By Jeffrey P. Snider
The Federal Reserve's Empire State Manufacturing Index fell slightly in its December 2017 estimate. At +18, that's down from 19.4 in November and a high of +30.2 in October. It's also nowhere near the low for the year, a -1.0 recorded back in May.
This particular PMI is potentially noteworthy for what appears to be a replicating cycle. In a statistical coincidence, that peak in October matches exactly the one estimated for September 2014 (also +30.2) just prior to the economic drag provided by the "rising dollar." It may just be that manufacturing, or at least what's going on in New York State, has registered a temporary pause before busting the cycle pattern. Or perhaps it truly is closer to a replay.
It's impossible to tell just by the Empire Fed index, noisy and prone to severe monthly swings. There are other signs, however, as similar survey-based figures like Markit's PMIs are suggesting a possible softening trend, too.
The lower value for the composite is due to Markit's Services PMI which hit a 15-month low in December. As you can plainly see above, there is a noticeable difference in sentiment - in manufacturing it is far greater, supposedly, than perhaps in the rest of the economy. Like the Empire Fed, Markit's Manufacturing PMI suggests continued good sentiment in that sector.
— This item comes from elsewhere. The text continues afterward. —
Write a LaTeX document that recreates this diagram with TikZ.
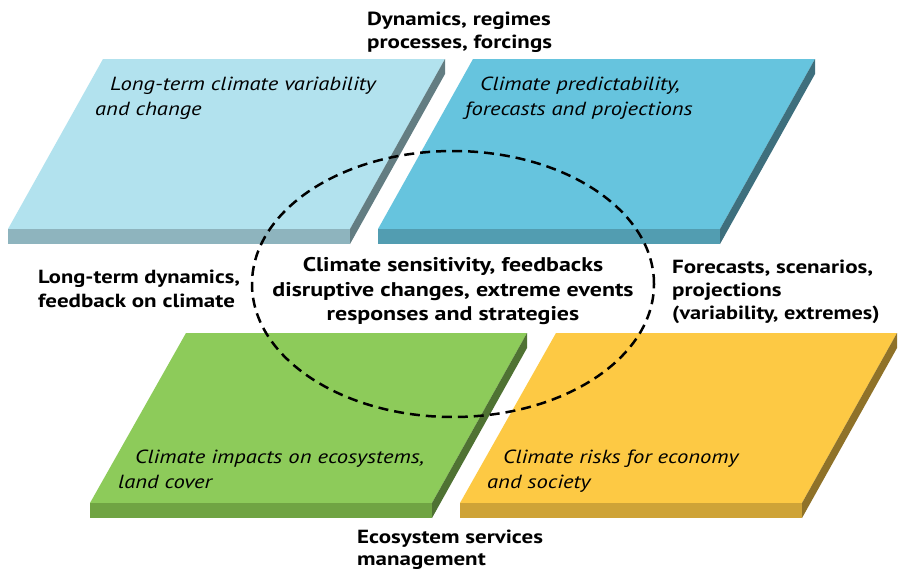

The problem, such that there is one, is that the composite PMI has a much better track record of correlation with the major statistics like GDP. What stands out to me is not what this index might be suggesting or even predicting about Q4 2017 in concert with the Empire Fed's variety, but more importantly that like GDP it is indicating a much-reduced peak to this upturn than the last one in 2014. Those two middle quarters three years ago in terms of GDP reached 4.5% and 5.0% compared to just 3.0% and 3.2% this year.
The composite PMI during the big quarter (Q3 2014) hit a robust (seeming) 61 back then, but only 56 at its most recent high in August. If the direction of the index since then is accurate or even close, then it is telling us again that there is much less momentum on this upswing than experienced in the more potent if ultimately insufficient one back then.
It would appear to be consistent with labor market indications that aren't very good, obscured by what's reported to be such positive sentiment especially in manufacturing (ISM, too). Instead, an economy heading into 2018 possibly maxed out at just 3% GDP growth and perhaps already waning from there doesn't set up next year for anything good. If 2017 is failed "reflation", what does that hint at for 2018?